Letters to the Editor

‘Race card’ headline smacks of bias

  • Speaker of the House of Assembly: Dennis Lister

Dear Sir,

It was unfortunate that the recent Royal Gazette online article, published on June 23, entitled “Speaker draws race card on public registers”, used the terminology “race card” in the heading, even though it was not used anywhere in the article.

Unfortunately this phrase and associated attitudes are the biggest obstacles to progress on racial issues today. It is often used to allege that someone has deliberately and falsely accused another person of being a racist in order to gain some sort of advantage.

Today this statement is mostly used by white individuals when a black person brings up racial issues or calls out instances or experiences of racism as “playing the race card”.

This is perhaps the least helpful and least productive response that can be made when a person or group claims racism or oppression. In fact it is the marginalisation, denying and devaluing of problems that leads to consequences of protests, riots and resentment.

In my opinion, to even use this terminology when referring to a black individual or group is highly likely coming from a level of bias (implicit or otherwise) or racism, and at the very least its use proves a very insular world view and limited understanding of the dynamics of race and oppression. From a media perspective it is inflammatory and purposefully used to gain reactions.

To imply that the Speaker of the House of Assembly is using the “race card” in questioning the possibility of racial bias behind the decision by the United Kingdom’s Parliament to only request that its territories that have a predominantly black population to publish their registers is unfortunate at the least, and at worst, can be perceived as an example of casual racism and/or a microaggression. It is the impact of such remarks that make them an act of microaggression, even if the motive might not be mischievous or malicious, it doesn’t mean it isn’t racism.
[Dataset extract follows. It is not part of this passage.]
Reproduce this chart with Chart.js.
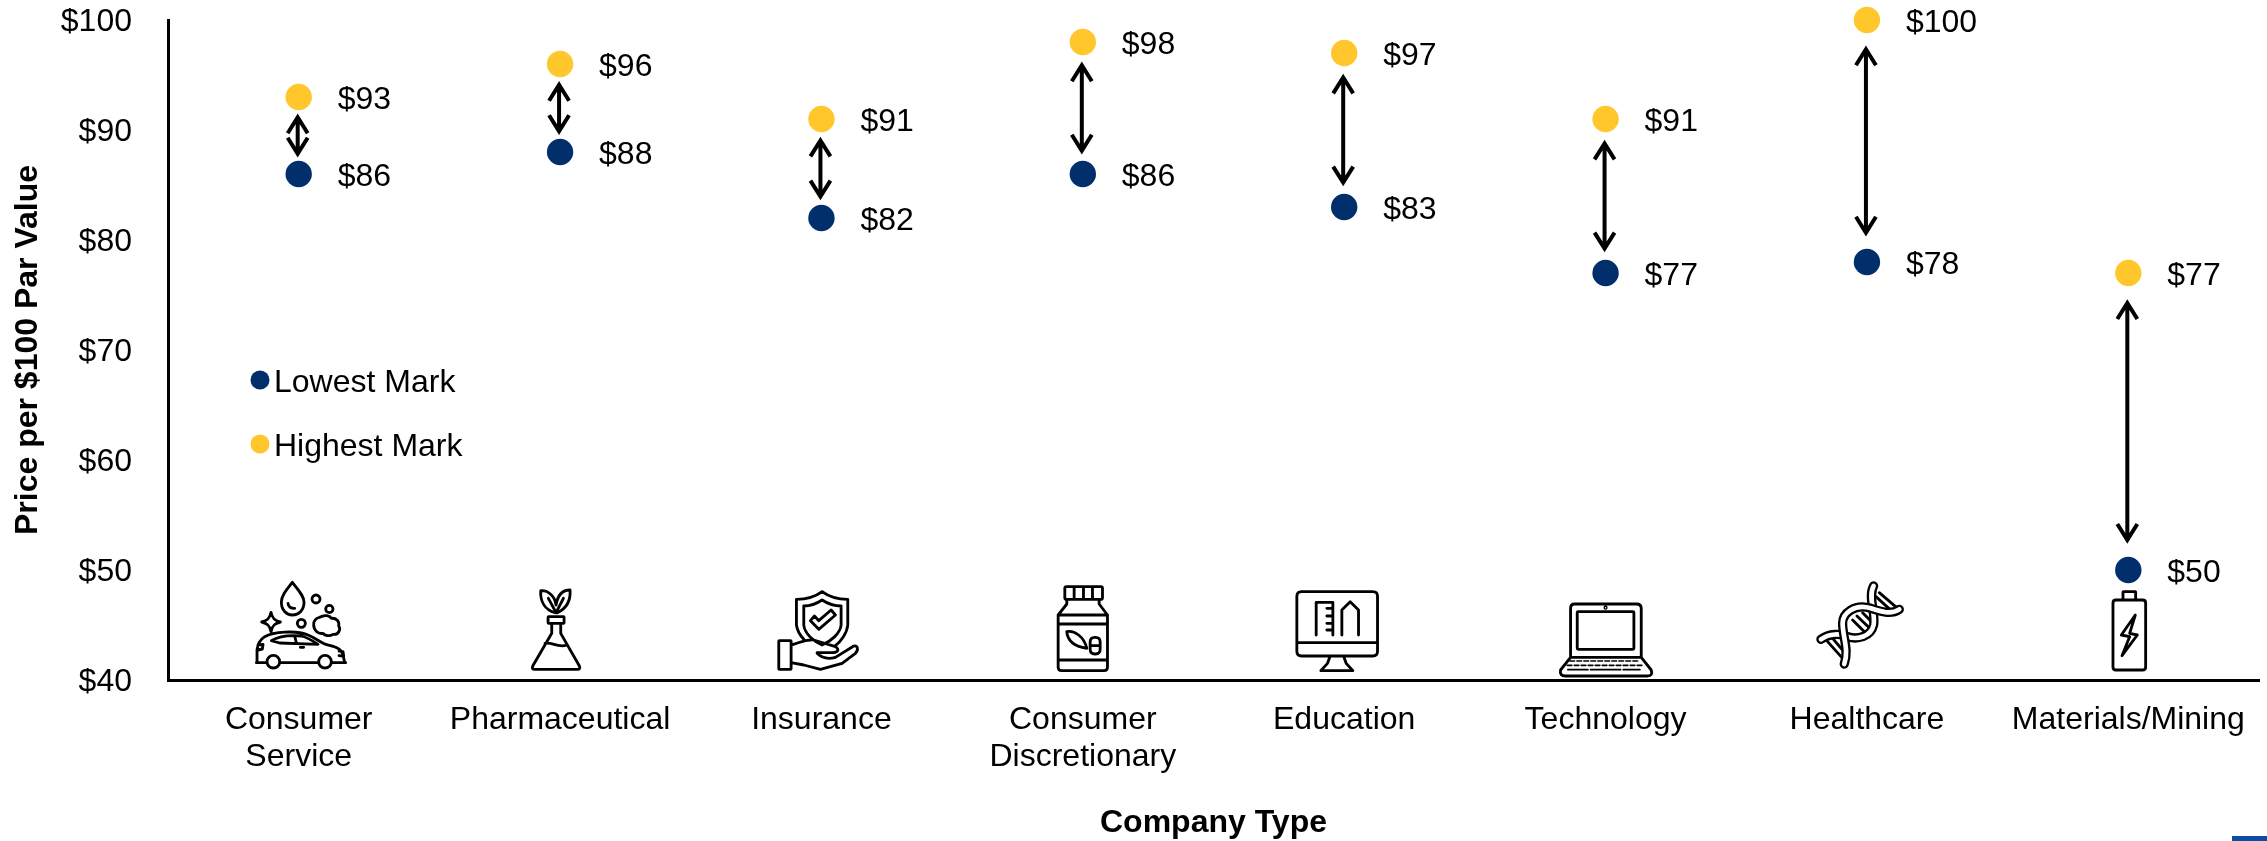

This letter is not about the pros and cons of public registers, nor about the implicit bias that might be behind the actions of the UK Parliament. It is about the language we use to demean, marginalise, sideline, shut down and devalue conversations on race.

Unless we talk about racism and its current-day legacies, it’s not going to get better and nothing is going to change. It’s like putting a Band-Aid over an infected wound … leave it long enough and you’re going to get blood poisoning.

Unless we look at what is dividing us as a people, examine the root cause, and repair the harm, we are never going to get better. It is going to be uncomfortable, but it can also be liberating. It is possible to confront the deep problems in our society without being confrontational.